## Data excerpts
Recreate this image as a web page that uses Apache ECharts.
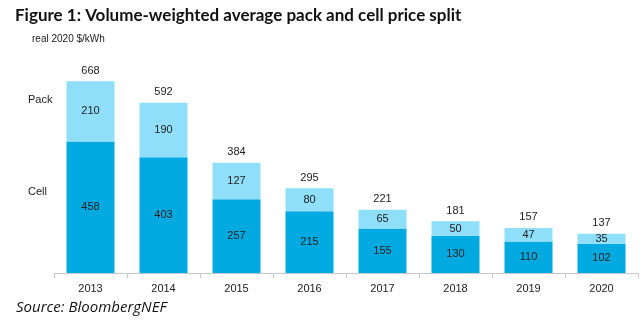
<!DOCTYPE html>
<html><head><meta charset="utf-8">
<script src="https://cdn.jsdelivr.net/npm/echarts@6/dist/echarts.min.js"></script>
<style>html,body{margin:0;padding:0;background:#fff}#c{width:640px;height:322px}</style>
</head><body><div id="c"></div>
<script>
const years = ['2013','2014','2015','2016','2017','2018','2019','2020'];
const cell = [458,403,257,215,155,130,110,102];
const pack = [210,190,127,80,65,50,47,35];
const totals = [668,592,384,295,221,181,157,137];

const chart = echarts.init(document.getElementById('c'));
const lbl = {show:true, position:'inside', color:'#222', fontSize:11, fontFamily:'Liberation Sans, Arial'};
chart.setOption({
  backgroundColor:'#fff',
  animation:false,
  title:[
    {text:'Figure 1: Volume-weighted average pack and cell price split', left:10, top:2,
     textStyle:{fontFamily:'Lato', fontWeight:'bold', fontSize:17, color:'#111'}},
    {text:'real 2020 $/kWh', left:27, top:29, textStyle:{fontFamily:'Liberation Sans, Arial', fontWeight:'normal', fontSize:10, color:'#222'}},
    {text:'Pack', left:23, top:89, textStyle:{fontFamily:'Liberation Sans, Arial', fontWeight:'normal', fontSize:11, color:'#222'}},
    {text:'Cell', left:23, top:181, textStyle:{fontFamily:'Liberation Sans, Arial', fontWeight:'normal', fontSize:11, color:'#222'}},
    {text:'Source: BloombergNEF', left:11, top:295, textStyle:{fontFamily:'Open Sans', fontStyle:'italic', fontWeight:'normal', fontSize:15, color:'#111'}}
  ],
  grid:{left:54, right:2, top:72, bottom:49},
  xAxis:{type:'category', data:years, boundaryGap:true,
    axisLine:{lineStyle:{color:'#c8c8c8'}},
    axisTick:{show:true, alignWithLabel:false, length:5, lineStyle:{color:'#c8c8c8'}},
    axisLabel:{color:'#222', fontSize:11, fontFamily:'Liberation Sans, Arial', margin:10}},
  yAxis:{type:'value', min:0, max:700, show:false, splitLine:{show:false}},
  series:[
    {name:'Cell', type:'bar', stack:'s', data:cell, barWidth:48, itemStyle:{color:'#00A9E0'}, label:lbl},
    {name:'Pack', type:'bar', stack:'s', data:pack, barWidth:48, itemStyle:{color:'#8FDFFB'}, label:lbl},
    {name:'Total', type:'bar', stack:'s', data:totals.map(()=>0), barWidth:48, itemStyle:{color:'transparent'},
     label:{show:true, position:'top', distance:5, color:'#222', fontSize:11, fontFamily:'Liberation Sans, Arial',
       formatter:p=>totals[p.dataIndex]}}
  ]
});
</script></body></html>
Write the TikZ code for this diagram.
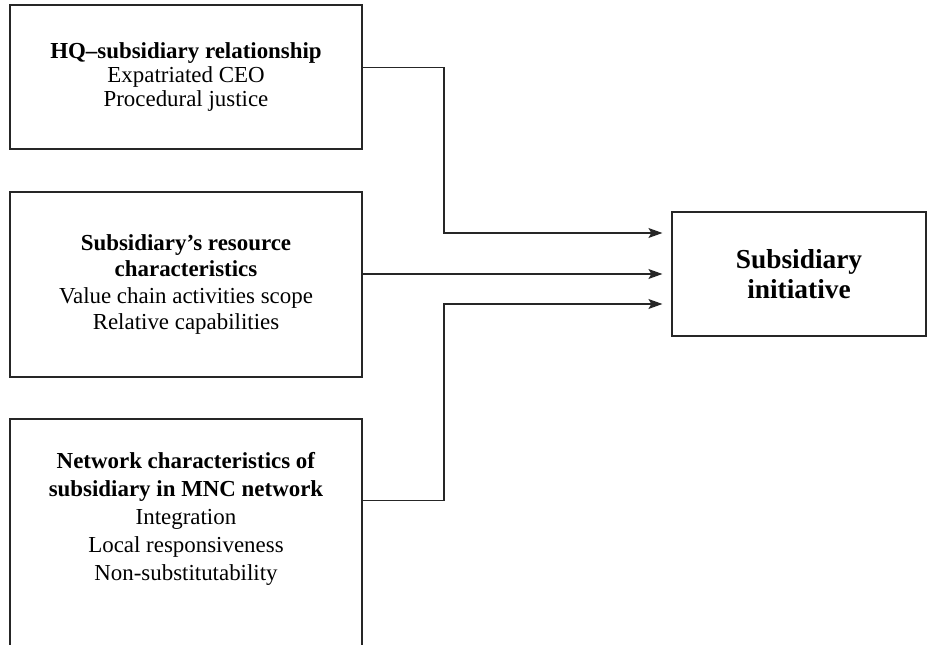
\documentclass[tikz,border=0pt]{standalone}
\usepackage{fontspec}
\setmainfont{Liberation Serif}
\usetikzlibrary{arrows.meta}
\begin{document}
\begin{tikzpicture}[x=1bp,y=-1bp,
  caja/.style={draw=black!85,line width=1.2bp,minimum width=352bp,inner sep=0pt,align=center,
    font=\fontsize{23}{24}\selectfont},
  texto/.style={align=center,inner sep=0pt,font=\fontsize{23}{28}\selectfont},
  flecha/.style={draw=black!85,line width=1.2bp,-{Stealth[length=14bp,width=10bp,inset=3bp]},shorten >=9bp}]
%
\useasboundingbox (0,0) rectangle (928,645);
\clip (0,0) rectangle (928,645);
%
% cajas de la izquierda
\node[caja,minimum height=144bp] (1) at (186,77) {\textbf{HQ--subsidiary relationship}\\Expatriated CEO\\Procedural justice};
\node[caja,minimum height=185bp,font=\fontsize{23}{26.5}\selectfont] (2) at (186,284.5) {\textbf{Subsidiary's resource}\\\textbf{characteristics}\\Value chain activities scope\\Relative capabilities};
\node[caja,minimum height=270bp] (3) at (186,554) {};
\node[texto] (3t) at (186,519) {\textbf{Network characteristics of}\\\textbf{subsidiary in MNC network}\\Integration\\Local responsiveness\\Non-substitutability};
%
% caja de la derecha
\node[caja,minimum width=254bp,minimum height=124bp,font=\bfseries\fontsize{27.5}{30}\selectfont] (4) at (799,274) {Subsidiary\\initiative};
%
% punto de quiebre
\coordinate (c) at (444,0);
\coordinate (s3) at ([yshift=-82bp]3.north east);
%
\draw[flecha] (1.3) -- (1.3 -| c) |- ([yshift=41bp]4.west);
\draw[flecha] (4.west -| 2.east) -- (4.west);
\draw[flecha] (s3) -- (s3 -| c) |- ([yshift=-30bp]4.west);
%
\end{tikzpicture}
\end{document}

## Objective
Could you reproduce every record above exactly, leaving out the pictures?

## Expected output
Recreate this image as a web page that uses Apache ECharts.
<!DOCTYPE html>
<html><head><meta charset="utf-8">
<script src="https://cdn.jsdelivr.net/npm/echarts@6/dist/echarts.min.js"></script>
<style>html,body{margin:0;padding:0;background:#fff}#c{width:640px;height:322px}</style>
</head><body><div id="c"></div>
<script>
const years = ['2013','2014','2015','2016','2017','2018','2019','2020'];
const cell = [458,403,257,215,155,130,110,102];
const pack = [210,190,127,80,65,50,47,35];
const totals = [668,592,384,295,221,181,157,137];

const chart = echarts.init(document.getElementById('c'));
const lbl = {show:true, position:'inside', color:'#222', fontSize:11, fontFamily:'Liberation Sans, Arial'};
chart.setOption({
  backgroundColor:'#fff',
  animation:false,
  title:[
    {text:'Figure 1: Volume-weighted average pack and cell price split', left:10, top:2,
     textStyle:{fontFamily:'Lato', fontWeight:'bold', fontSize:17, color:'#111'}},
    {text:'real 2020 $/kWh', left:27, top:29, textStyle:{fontFamily:'Liberation Sans, Arial', fontWeight:'normal', fontSize:10, color:'#222'}},
    {text:'Pack', left:23, top:89, textStyle:{fontFamily:'Liberation Sans, Arial', fontWeight:'normal', fontSize:11, color:'#222'}},
    {text:'Cell', left:23, top:181, textStyle:{fontFamily:'Liberation Sans, Arial', fontWeight:'normal', fontSize:11, color:'#222'}},
    {text:'Source: BloombergNEF', left:11, top:295, textStyle:{fontFamily:'Open Sans', fontStyle:'italic', fontWeight:'normal', fontSize:15, color:'#111'}}
  ],
  grid:{left:54, right:2, top:72, bottom:49},
  xAxis:{type:'category', data:years, boundaryGap:true,
    axisLine:{lineStyle:{color:'#c8c8c8'}},
    axisTick:{show:true, alignWithLabel:false, length:5, lineStyle:{color:'#c8c8c8'}},
    axisLabel:{color:'#222', fontSize:11, fontFamily:'Liberation Sans, Arial', margin:10}},
  yAxis:{type:'value', min:0, max:700, show:false, splitLine:{show:false}},
  series:[
    {name:'Cell', type:'bar', stack:'s', data:cell, barWidth:48, itemStyle:{color:'#00A9E0'}, label:lbl},
    {name:'Pack', type:'bar', stack:'s', data:pack, barWidth:48, itemStyle:{color:'#8FDFFB'}, label:lbl},
    {name:'Total', type:'bar', stack:'s', data:totals.map(()=>0), barWidth:48, itemStyle:{color:'transparent'},
     label:{show:true, position:'top', distance:5, color:'#222', fontSize:11, fontFamily:'Liberation Sans, Arial',
       formatter:p=>totals[p.dataIndex]}}
  ]
});
</script></body></html>
Write the TikZ code for this diagram.
\documentclass[tikz,border=0pt]{standalone}
\usepackage{fontspec}
\setmainfont{Liberation Serif}
\usetikzlibrary{arrows.meta}
\begin{document}
\begin{tikzpicture}[x=1bp,y=-1bp,
  caja/.style={draw=black!85,line width=1.2bp,minimum width=352bp,inner sep=0pt,align=center,
    font=\fontsize{23}{24}\selectfont},
  texto/.style={align=center,inner sep=0pt,font=\fontsize{23}{28}\selectfont},
  flecha/.style={draw=black!85,line width=1.2bp,-{Stealth[length=14bp,width=10bp,inset=3bp]},shorten >=9bp}]
%
\useasboundingbox (0,0) rectangle (928,645);
\clip (0,0) rectangle (928,645);
%
% cajas de la izquierda
\node[caja,minimum height=144bp] (1) at (186,77) {\textbf{HQ--subsidiary relationship}\\Expatriated CEO\\Procedural justice};
\node[caja,minimum height=185bp,font=\fontsize{23}{26.5}\selectfont] (2) at (186,284.5) {\textbf{Subsidiary's resource}\\\textbf{characteristics}\\Value chain activities scope\\Relative capabilities};
\node[caja,minimum height=270bp] (3) at (186,554) {};
\node[texto] (3t) at (186,519) {\textbf{Network characteristics of}\\\textbf{subsidiary in MNC network}\\Integration\\Local responsiveness\\Non-substitutability};
%
% caja de la derecha
\node[caja,minimum width=254bp,minimum height=124bp,font=\bfseries\fontsize{27.5}{30}\selectfont] (4) at (799,274) {Subsidiary\\initiative};
%
% punto de quiebre
\coordinate (c) at (444,0);
\coordinate (s3) at ([yshift=-82bp]3.north east);
%
\draw[flecha] (1.3) -- (1.3 -| c) |- ([yshift=41bp]4.west);
\draw[flecha] (4.west -| 2.east) -- (4.west);
\draw[flecha] (s3) -- (s3 -| c) |- ([yshift=-30bp]4.west);
%
\end{tikzpicture}
\end{document}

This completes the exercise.